Of the museum’s 13,500 pieces, Ms. Skrypka said, at least 10,000 were taken. Most of the sculptures remained, minus some of the most valuable ones; some paintings too big to fit through the front door were also left behind. The local religious icons were gone. The room that once held paintings by artists from Ukraine and other post-Soviet countries was completely bare.
“Obviously, they stole our Ukrainian past,” Ms. Skrypka said. The museum’s Ukrainian director, who fled Kherson in May, last week met with representatives of Unesco about the loss.
The museum was damaged last week, as Russian forces shelled Kherson from across the river. “What they did not steal, they destroy,” Mr. Tkachenko, the culture minister, wrote on Telegram, along with a picture of the museum.

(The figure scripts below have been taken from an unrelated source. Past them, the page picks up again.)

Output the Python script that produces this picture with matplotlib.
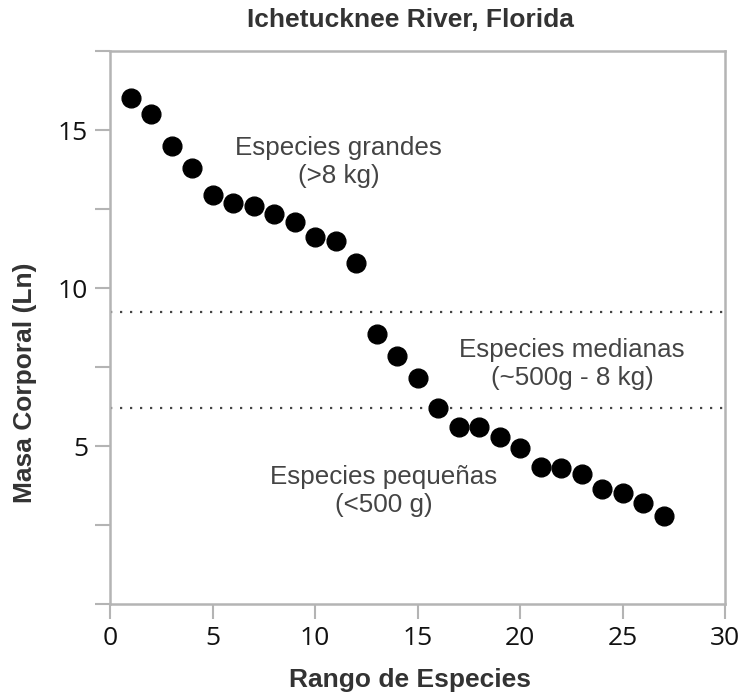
import matplotlib
matplotlib.use("Agg")
import matplotlib.pyplot as plt
from matplotlib.ticker import FixedLocator, NullFormatter

# species rank vs ln(body mass)
rank = list(range(1, 28))
ln_mass = [16.0, 15.5, 14.5, 13.8, 12.95, 12.7, 12.6, 12.35, 12.1, 11.6, 11.5, 10.8,
           8.55, 7.85, 7.15, 6.2, 5.6, 5.6, 5.3, 4.95, 4.35, 4.3, 4.1, 3.65, 3.5, 3.2, 2.8]

# size class cut-offs (ln grams)
cut_large = 9.25
cut_small = 6.2

labels = ["Especies grandes\n(>8 kg)",
          "Especies medianas\n(~500g - 8 kg)",
          "Especies pequeñas\n(<500 g)"]
label_pos = [(11.15, 14.0), (22.55, 7.6), (13.35, 3.58)]

xticks = [0, 5, 10, 15, 20, 25, 30]
yticks = [5, 10, 15]
yticks_minor = [0, 2.5, 7.5, 12.5, 17.5]

spine_col = "#b4b4b4"
text_col = "#333333"

fig = plt.figure(figsize=(7.44, 6.98), dpi=100)
ax = fig.add_axes([110 / 744, 1 - 604 / 698, 615 / 744, 553 / 698])

ax.axhline(cut_large, color="#444444", ls=(0, (1, 3.5)), lw=1.6, zorder=1)
ax.axhline(cut_small, color="#444444", ls=(0, (1, 3.5)), lw=1.6, zorder=1)

ax.plot(rank, ln_mass, "o", color="black", markersize=13.5, zorder=3)

for txt, (x, y) in zip(labels, label_pos):
    ax.text(x, y, txt, ha="center", va="center", fontsize=18.7, color="#444444",
            family="Liberation Sans", linespacing=1.2)

ax.set_xlim(0, 30)
ax.set_ylim(0, 17.5)
ax.xaxis.set_major_locator(FixedLocator(xticks))
ax.yaxis.set_major_locator(FixedLocator(yticks))
ax.yaxis.set_minor_locator(FixedLocator(yticks_minor))
ax.yaxis.set_minor_formatter(NullFormatter())

for s in ax.spines.values():
    s.set_color(spine_col)
    s.set_linewidth(1.8)

ax.tick_params(axis="both", which="both", direction="out", length=10.8, width=1.5,
               color=spine_col, labelsize=19, labelcolor="#111111", pad=5)
for lab in ax.get_xticklabels() + ax.get_yticklabels():
    lab.set_family("Open Sans")

ax.set_xlabel("Rango de Especies", fontsize=19, fontweight="bold", color=text_col,
              family="Liberation Sans", va="center")
ax.xaxis.set_label_coords(0.488, -0.1375)
ax.set_ylabel("Masa Corporal (Ln)", fontsize=19, fontweight="bold", color=text_col,
              family="Liberation Sans", va="center")
ax.yaxis.set_label_coords(-0.138, 0.40)

fig.text(410 / 744, 1 - 20 / 698, "Ichetucknee River, Florida", ha="center", va="center",
         fontsize=19, fontweight="bold", color=text_col, family="Liberation Sans")

fig.savefig("out.png", dpi=100)
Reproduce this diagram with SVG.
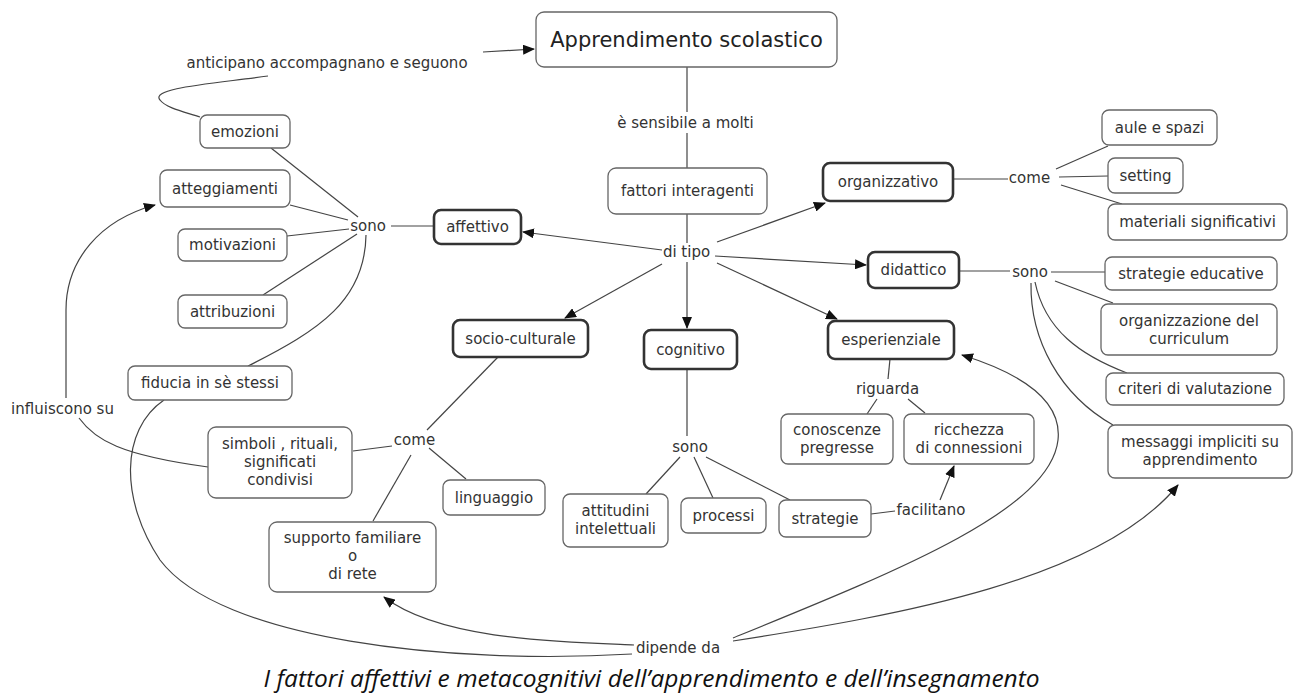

Russian forces have shelled Kherson since fleeing the city. PHOTO: JUSTYNA MIELNIKIEWICZ/MAPS FOR THE WALL STREET JOURNAL
Across the street, at the Kherson Regional Museum, many of the staff collaborated with the Russians, according to Ms. Yeremenko, the secretary. She was dismissed from the job in May, she said, after insulting the Russian army.
The staff that collaborated fled in October, Ms. Yeremenko said. On Oct. 24, two trucks showed up at the museum and about 50 men began loading artifacts into them.
The collection on the area’s natural history—with displays of taxidermied animals native to the region—was left mostly untouched. The Soviet-era displays also mostly survived, apart from some war medals and guns.
But rooms showing artifacts from before the Russian empire—including from ancient Greek settlements in the area—were picked clean. Documents from the city’s founding are now gone. A few stone pillars too heavy to carry easily remain, as does a cannon, which the Russians wheeled into a hallway but didn’t get out the door.
Since its founding in 1890, the museum had amassed a collection of 18,000 items. Ms. Yeremenko said that so far she had only inventoried the weapons collection; some 90% of it had been taken.
“During all those years, we collected these items,” she said. “They took it all.”